If you are looking for solace in infertility and/or IVF, or you want to learn more about the process, or you simply want to immerse yourself in beautiful, heart-filling, heart-rending writing, I strongly suggest subscribing to E.A. Midnight’s Substack. It is free, it is captivating, and it is a needed voice in the world. Subscribe here.
I’m curious. When have you had to do the thing that scares you? When has your gentle caring heart propelled you to be tough? Let us know in the comments or reply to this email to start a conversation with me. I hope that no matter which fears come your way this week, that you know you can and will rise to face them.
Friend, if you know of someone who might enjoy reading these missives, will you forward it to them? I’d appreciate it.

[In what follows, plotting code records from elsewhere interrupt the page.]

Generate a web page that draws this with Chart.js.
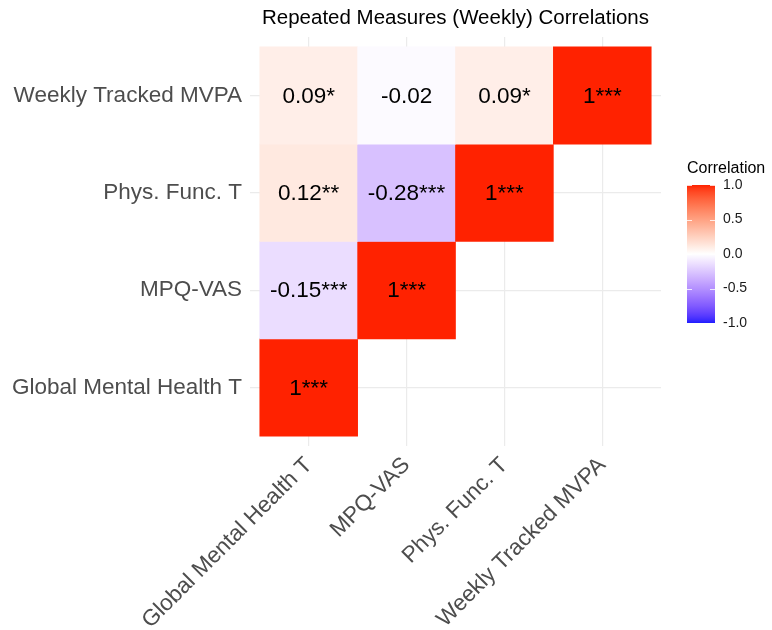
<!DOCTYPE html>
<html>
<head>
<meta charset="utf-8">
<script src="https://cdn.jsdelivr.net/npm/chart.js@4"></script>
<style>
  body { margin: 0; background: #fff; }
  canvas { display: block; }
</style>
</head>
<body>
<canvas id="corrChart" width="772" height="630"></canvas>
<script>
// Variables in axis order (x left to right, y bottom to top)
const variables = ['Global Mental Health T', 'MPQ-VAS', 'Phys. Func. T', 'Weekly Tracked MVPA'];

// Lower triangle cells: column, row (1-based positions), value and significance stars
const cellCol = [1, 1, 2, 1, 2, 3, 1, 2, 3, 4];
const cellRow = [1, 2, 2, 3, 3, 3, 4, 4, 4, 4];
const correlations = [1, -0.15, 1, 0.12, -0.28, 1, 0.09, -0.02, 0.09, 1];
const stars = ['***', '***', '***', '**', '***', '***', '*', '', '*', '***'];

// Colour bar breaks
const legendBreaks = [1.0, 0.5, 0.0, -0.5, -1.0];

const FONT = '"Liberation Sans", Arial, Helvetica, sans-serif';
Chart.defaults.font.family = FONT;

// diverging scale: blue - white - red, interpolated in Lab like ggplot
const lowColor = '#1E1EFF';
const midColor = '#FFFFFF';
const highColor = '#FF2200';

function hexToRgb(h) {
    return [1, 3, 5].map(i => parseInt(h.slice(i, i + 2), 16));
}
function rgbToLab(rgb) {
    const lin = c => { c /= 255; return c <= 0.04045 ? c / 12.92 : Math.pow((c + 0.055) / 1.055, 2.4); };
    const R = lin(rgb[0]), G = lin(rgb[1]), B = lin(rgb[2]);
    const X = (R * 0.4124 + G * 0.3576 + B * 0.1805) / 0.95047;
    const Y = R * 0.2126 + G * 0.7152 + B * 0.0722;
    const Z = (R * 0.0193 + G * 0.1192 + B * 0.9505) / 1.08883;
    const f = t => t > 0.008856 ? Math.cbrt(t) : 7.787 * t + 16 / 116;
    return [116 * f(Y) - 16, 500 * (f(X) - f(Y)), 200 * (f(Y) - f(Z))];
}
function labToRgb(lab) {
    const fy = (lab[0] + 16) / 116, fx = fy + lab[1] / 500, fz = fy - lab[2] / 200;
    const finv = t => t * t * t > 0.008856 ? t * t * t : (t - 16 / 116) / 7.787;
    const X = finv(fx) * 0.95047, Y = finv(fy), Z = finv(fz) * 1.08883;
    const R = 3.2406 * X - 1.5372 * Y - 0.4986 * Z;
    const G = -0.9689 * X + 1.8758 * Y + 0.0415 * Z;
    const B = 0.0557 * X - 0.2040 * Y + 1.0570 * Z;
    const gam = c => {
        c = c <= 0.0031308 ? 12.92 * c : 1.055 * Math.pow(c, 1 / 2.4) - 0.055;
        return Math.round(Math.min(1, Math.max(0, c)) * 255);
    };
    return 'rgb(' + gam(R) + ',' + gam(G) + ',' + gam(B) + ')';
}
const labLow = rgbToLab(hexToRgb(lowColor));
const labMid = rgbToLab(hexToRgb(midColor));
const labHigh = rgbToLab(hexToRgb(highColor));

function fillColor(v) {
    const t = Math.min(1, Math.abs(v));
    const end = v < 0 ? labLow : labHigh;
    return labToRgb(labMid.map((m, i) => m + (end[i] - m) * t));
}

// cell labels drawn on top of the tiles
const cellLabels = {
    id: 'cellLabels',
    afterDatasetsDraw(chart) {
        const ctx = chart.ctx;
        const xs = chart.scales.x, ys = chart.scales.y;
        ctx.save();
        ctx.font = '22.5px ' + FONT;
        ctx.fillStyle = '#000';
        ctx.textAlign = 'center';
        ctx.textBaseline = 'middle';
        correlations.forEach((r, i) => {
            ctx.fillText(String(r) + stars[i], xs.getPixelForValue(cellCol[i]), ys.getPixelForValue(cellRow[i]) + 1);
        });
        ctx.restore();
    }
};

// colour bar legend on the right
const colorBar = {
    id: 'colorBar',
    afterDraw(chart) {
        const ctx = chart.ctx;
        const area = chart.chartArea;
        const x0 = area.right + 26, w = 28;
        const top = 185, bottom = 323;
        ctx.save();
        const grad = ctx.createLinearGradient(0, top, 0, bottom);
        for (let k = 0; k <= 40; k++) {
            const v = 1 - k / 20;
            grad.addColorStop(k / 40, fillColor(v));
        }
        ctx.fillStyle = grad;
        ctx.fillRect(x0, top, w, bottom - top);

        const yOf = v => top + (1 - v) / 2 * (bottom - top);
        ctx.strokeStyle = 'rgba(255,255,255,0.8)';
        ctx.lineWidth = 1;
        legendBreaks.forEach(v => {
            const y = Math.round(yOf(v)) + 0.5;
            ctx.beginPath();
            ctx.moveTo(x0, y); ctx.lineTo(x0 + 5, y);
            ctx.moveTo(x0 + w - 5, y); ctx.lineTo(x0 + w, y);
            ctx.stroke();
        });

        ctx.fillStyle = '#1a1a1a';
        ctx.font = '14px ' + FONT;
        ctx.textAlign = 'left';
        ctx.textBaseline = 'middle';
        legendBreaks.forEach(v => {
            ctx.fillText(v.toFixed(1), x0 + w + 8, yOf(v));
        });

        ctx.fillStyle = '#000';
        ctx.font = '16px ' + FONT;
        ctx.fillText('Correlation', x0, 169);
        ctx.restore();
    }
};

const tileData = correlations.map((r, i) => ({ x: cellCol[i], y: [cellRow[i] - 0.5, cellRow[i] + 0.5] }));
const positions = variables.map((v, i) => ({ value: i + 1 }));

new Chart(document.getElementById('corrChart'), {
    type: 'bar',
    data: {
        datasets: [{
            data: tileData,
            backgroundColor: correlations.map(fillColor),
            borderWidth: 0,
            barPercentage: 1,
            categoryPercentage: 1
        }]
    },
    options: {
        responsive: false,
        animation: false,
        layout: { padding: { left: 0, right: 111, top: 0, bottom: 0 } },
        plugins: {
            legend: { display: false },
            tooltip: { enabled: false },
            title: {
                display: true,
                fullSize: false,
                text: 'Repeated Measures (Weekly) Correlations',
                color: '#000',
                font: { size: 20.5, weight: 'normal', lineHeight: 1.2 },
                padding: { top: 6, bottom: 6.4 }
            }
        },
        scales: {
            x: {
                type: 'linear',
                min: 0.4,
                max: 4.6,
                offset: false,
                afterBuildTicks: s => { s.ticks = positions.map(p => ({ value: p.value })); },
                afterFit: s => { s.height = 184; },
                border: { display: false },
                grid: { offset: false, color: '#EBEBEB', lineWidth: 1.2, drawTicks: false },
                ticks: {
                    autoSkip: false,
                    maxRotation: 45,
                    minRotation: 45,
                    padding: 6,
                    color: '#4D4D4D',
                    font: { size: 22.5 },
                    callback: v => variables[v - 1]
                }
            },
            y: {
                type: 'linear',
                min: 0.4,
                max: 4.6,
                afterBuildTicks: s => { s.ticks = positions.map(p => ({ value: p.value })); },
                afterFit: s => { s.width = 250; },
                border: { display: false },
                grid: { color: '#EBEBEB', lineWidth: 1.2, drawTicks: false },
                ticks: {
                    padding: 8,
                    color: '#4D4D4D',
                    font: { size: 22.5 },
                    callback: v => variables[v - 1]
                }
            }
        }
    },
    plugins: [cellLabels, colorBar]
});
</script>
</body>
</html>
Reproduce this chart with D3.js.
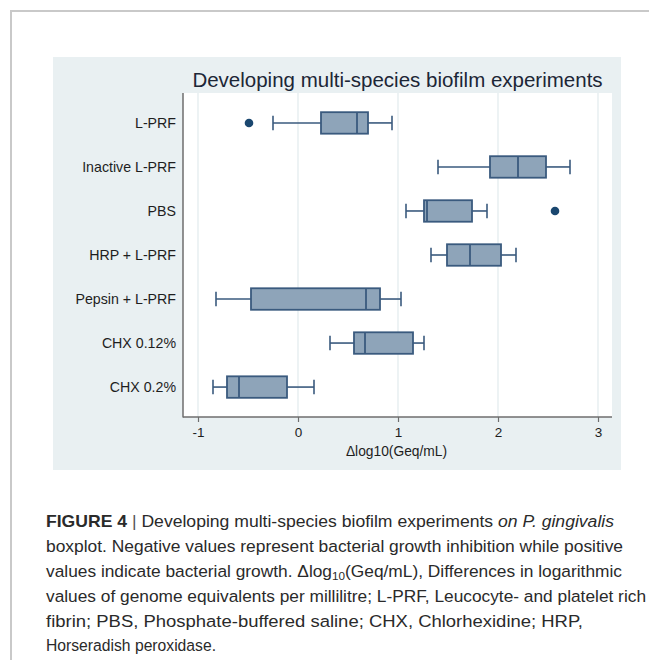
<!DOCTYPE html>
<html>
<head>
<meta charset="utf-8">
<script src="https://cdn.jsdelivr.net/npm/d3@7"></script>
<style>
  html, body { margin: 0; padding: 0; background: #fff; }
  svg { display: block; }
</style>
</head>
<body>
<svg id="chart" width="649" height="660"></svg>
<script>
// ---- data ----
const categories = ["L-PRF", "Inactive L-PRF", "PBS", "HRP + L-PRF", "Pepsin + L-PRF", "CHX 0.12%", "CHX 0.2%"];
const lowerWhisker = [-0.25, 1.40, 1.08, 1.33, -0.82, 0.32, -0.85];
const q1           = [0.23, 1.92, 1.26, 1.49, -0.47, 0.56, -0.71];
const median       = [0.59, 2.20, 1.29, 1.72, 0.68, 0.67, -0.59];
const q3           = [0.70, 2.48, 1.74, 2.03, 0.82, 1.15, -0.11];
const upperWhisker = [0.94, 2.72, 1.89, 2.18, 1.03, 1.26, 0.16];
const outlierCats  = ["L-PRF", "PBS"];
const outlierVals  = [-0.49, 2.57];
const tickValues = [-1, 0, 1, 2, 3];
const tickLabels = ["-1", "0", "1", "2", "3"];
const titleText = "Developing multi-species biofilm experiments";
const xAxisTitle = "Δlog10(Geq/mL)";

// ---- layout ----
const svg = d3.select("#chart");
const plot = { left: 183, right: 612, top: 93, bottom: 417 };
const panel = { left: 53, right: 621, top: 57, bottom: 470 };
const font = "Liberation Sans, Arial, sans-serif";

const x = d3.scaleLinear().domain([-1, 3]).range([198, 598]);
const y = d3.scalePoint().domain(categories).range([plot.top, plot.bottom]).padding(0.68);

const navy = "#1a476f";
const boxStroke = "#3a5a7e";
const boxFill = "#8ea4b9";

// outer frame
svg.append("path")
  .attr("d", `M11,660 L11,11 L649,11`)
  .attr("fill", "none").attr("stroke", "#c9c9c9").attr("stroke-width", 2);

// graph region background
svg.append("rect")
  .attr("x", panel.left).attr("y", panel.top)
  .attr("width", panel.right - panel.left).attr("height", panel.bottom - panel.top)
  .attr("fill", "#e9f0f2");

// plot region
svg.append("rect")
  .attr("x", plot.left).attr("y", plot.top)
  .attr("width", plot.right - plot.left).attr("height", plot.bottom - plot.top)
  .attr("fill", "#ffffff");

// gridlines
svg.append("g").selectAll("line").data(tickValues).join("line")
  .attr("x1", d => x(d)).attr("x2", d => x(d))
  .attr("y1", plot.top).attr("y2", plot.bottom)
  .attr("stroke", "#e3ecef").attr("stroke-width", 1.3);

// title
svg.append("text")
  .attr("x", (plot.left + plot.right) / 2).attr("y", 87)
  .attr("text-anchor", "middle")
  .attr("font-family", font)
  .attr("font-size", 20.5)
  .attr("fill", "#1c2636")
  .text(titleText);

// boxes
const bh = 21.5, capH = 14.5;
const g = svg.append("g");
categories.forEach((c, i) => {
  const cy = y(c);
  const gg = g.append("g");
  gg.append("line").attr("x1", x(lowerWhisker[i])).attr("x2", x(q1[i]))
    .attr("y1", cy).attr("y2", cy).attr("stroke", boxStroke).attr("stroke-width", 1.6);
  gg.append("line").attr("x1", x(q3[i])).attr("x2", x(upperWhisker[i]))
    .attr("y1", cy).attr("y2", cy).attr("stroke", boxStroke).attr("stroke-width", 1.6);
  [lowerWhisker[i], upperWhisker[i]].forEach(v => {
    gg.append("line").attr("x1", x(v)).attr("x2", x(v))
      .attr("y1", cy - capH / 2).attr("y2", cy + capH / 2)
      .attr("stroke", boxStroke).attr("stroke-width", 1.6);
  });
  gg.append("rect")
    .attr("x", x(q1[i])).attr("y", cy - bh / 2)
    .attr("width", x(q3[i]) - x(q1[i])).attr("height", bh)
    .attr("fill", boxFill).attr("stroke", boxStroke).attr("stroke-width", 1.8);
  gg.append("line").attr("x1", x(median[i])).attr("x2", x(median[i]))
    .attr("y1", cy - bh / 2).attr("y2", cy + bh / 2)
    .attr("stroke", boxStroke).attr("stroke-width", 1.8);
});

// outliers
svg.append("g").selectAll("circle").data(outlierVals).join("circle")
  .attr("cx", d => x(d)).attr("cy", (d, i) => y(outlierCats[i]))
  .attr("r", 4.3).attr("fill", navy);

// axes lines
svg.append("line").attr("x1", plot.left).attr("x2", plot.left)
  .attr("y1", plot.top).attr("y2", plot.bottom + 0.5)
  .attr("stroke", "#6e6e6e").attr("stroke-width", 1.5);
svg.append("line").attr("x1", plot.left).attr("x2", plot.right)
  .attr("y1", plot.bottom).attr("y2", plot.bottom)
  .attr("stroke", "#6e6e6e").attr("stroke-width", 1.5);

// x axis
const xAxis = d3.axisBottom(x).tickValues(tickValues)
  .tickFormat((d, i) => tickLabels[i]).tickSize(5).tickPadding(5);
const xg = svg.append("g").attr("transform", `translate(0,${plot.bottom})`).call(xAxis);
xg.select(".domain").remove();
xg.selectAll(".tick line").attr("stroke", "#6e6e6e").attr("stroke-width", 1.2);
xg.selectAll(".tick text")
  .attr("font-family", font)
  .attr("font-size", 13.5).attr("fill", "#1e1e1e");

// x axis title
svg.append("text")
  .attr("x", 396.5).attr("y", 456)
  .attr("text-anchor", "middle")
  .attr("font-family", font)
  .attr("font-size", 13.8).attr("fill", "#1e1e1e")
  .text(xAxisTitle);

// y axis labels
const yAxis = d3.axisLeft(y).tickSize(0).tickPadding(7);
const yg = svg.append("g").attr("transform", `translate(${plot.left},0)`).call(yAxis);
yg.select(".domain").remove();
yg.selectAll(".tick text")
  .attr("font-family", font)
  .attr("font-size", 14.2).attr("fill", "#1e1e1e");

// caption
const capLines = [
  { y: 527, w: 568, parts: [
      { t: "FIGURE 4", w: "bold" },
      { t: " ", w: "normal" },
      { t: "|", w: "normal", fill: "#555" },
      { t: " Developing multi-species biofilm experiments ", w: "normal" },
      { t: "on P. gingivalis", w: "normal", s: "italic" } ] },
  { y: 552, w: 577, parts: [{ t: "boxplot. Negative values represent bacterial growth inhibition while positive" }] },
  { y: 577, w: 576, parts: [
      { t: "values indicate bacterial growth. Δlog" },
      { t: "10", sub: true },
      { t: "(Geq/mL), Differences in logarithmic" } ] },
  { y: 602, w: 600, parts: [{ t: "values of genome equivalents per millilitre; L-PRF, Leucocyte- and platelet rich" }] },
  { y: 627, w: 537, parts: [{ t: "fibrin; PBS, Phosphate-buffered saline; CHX, Chlorhexidine; HRP," }] },
  { y: 651, w: 170, parts: [{ t: "Horseradish peroxidase." }] }
];
capLines.forEach(line => {
  const t = svg.append("text")
    .attr("x", 46).attr("y", line.y)
    .attr("font-family", font)
    .attr("font-size", 16.3)
    .attr("fill", "#2a2a2a")
    .attr("textLength", line.w)
    .attr("lengthAdjust", "spacingAndGlyphs");
  line.parts.forEach((p, i) => {
    const ts = t.append("tspan").text(p.t);
    if (p.w) ts.attr("font-weight", p.w);
    if (p.s) ts.attr("font-style", p.s);
    if (p.fill) ts.attr("fill", p.fill);
    if (p.sub) ts.attr("font-size", 11).attr("dy", 3);
    const prev = line.parts[i - 1];
    if (prev && prev.sub) ts.attr("dy", -3);
  });
});
</script>
</body>
</html>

With love from my kitchen table,
Kaia
Oh Kaia, I am crying. This letter is so powerful, so strong, and even though I know you didn't feel it, it's so brave. There is nothing like pushing yourself through fear for someone you love. And then on top of which sharing it with other, baring yourself in these intimate letter. I feel your writing so deeply in my bones. When I started my journey, I could not handle needles and even though I am used to them now and can administer them to myself (still kinda makes me want to puke when I think about it), I don't feel braver for it either, not really. I feel like it's just one step onward, forwarding, doing the thing I have to do. I am sending you all the love and all the strength as you continue pushing and pushing and pushing forward on your incredible journey of motherhood and life.
And thank you, my dear friend, for the loving mention and your generous words about my writing and my sharing of my IVF experience. It means the world to me. I love the ways in which I am learning (through all the moms and trying-to-be moms I know) how wide the net of motherhood is, how far it travels and what it encompasses. I cherish hearing about each journey, listening to each story, each step. It is so powerful and interesting and insightful. I am forever grateful to know you. <3
This was such a well told and engrossing account of what it’s like to deal with fear.
I also used to have needle-phobia. At age ten I escaped from my school so I wouldn’t have to get my rubella shot. I only confessed years later in grade 9 and my mother took me to public health and I got it because at that age I understood I was protecting all the pregnant teachers in my school.
I found the exact same thing during my pregnancies. I was immune to the fear of medical things because my babies needed me. I did all the hard things.
Needles don’t scare me anymore. But watching my kids deal with their own needle phobia was really much harder than having my own.
But we persevered. And I’m so proud of myself, and my children for doing the things we needed to do to keep ourselves and our communities safe.
I think the final step in my medical fear journey was having a stroke and spending three days in hospital receiving shots to my stomach to clear any possible blood clots. Nearly dying really gave me this temporary sense of having to just do all the things to recover.
I say all this, but my former husband and children’s father is still the one who takes the kids to the doctor and the dentist.
…and I still have extreme dental anxiety. I tried to go back this year, but the dentist hurt me and was cold and unfeeling…so I left that practice.
…but I’m looking forward to finding a gentle dentist. And next week I’m getting a tattoo to remind me how tough I really am.
Thanks again for sharing your story.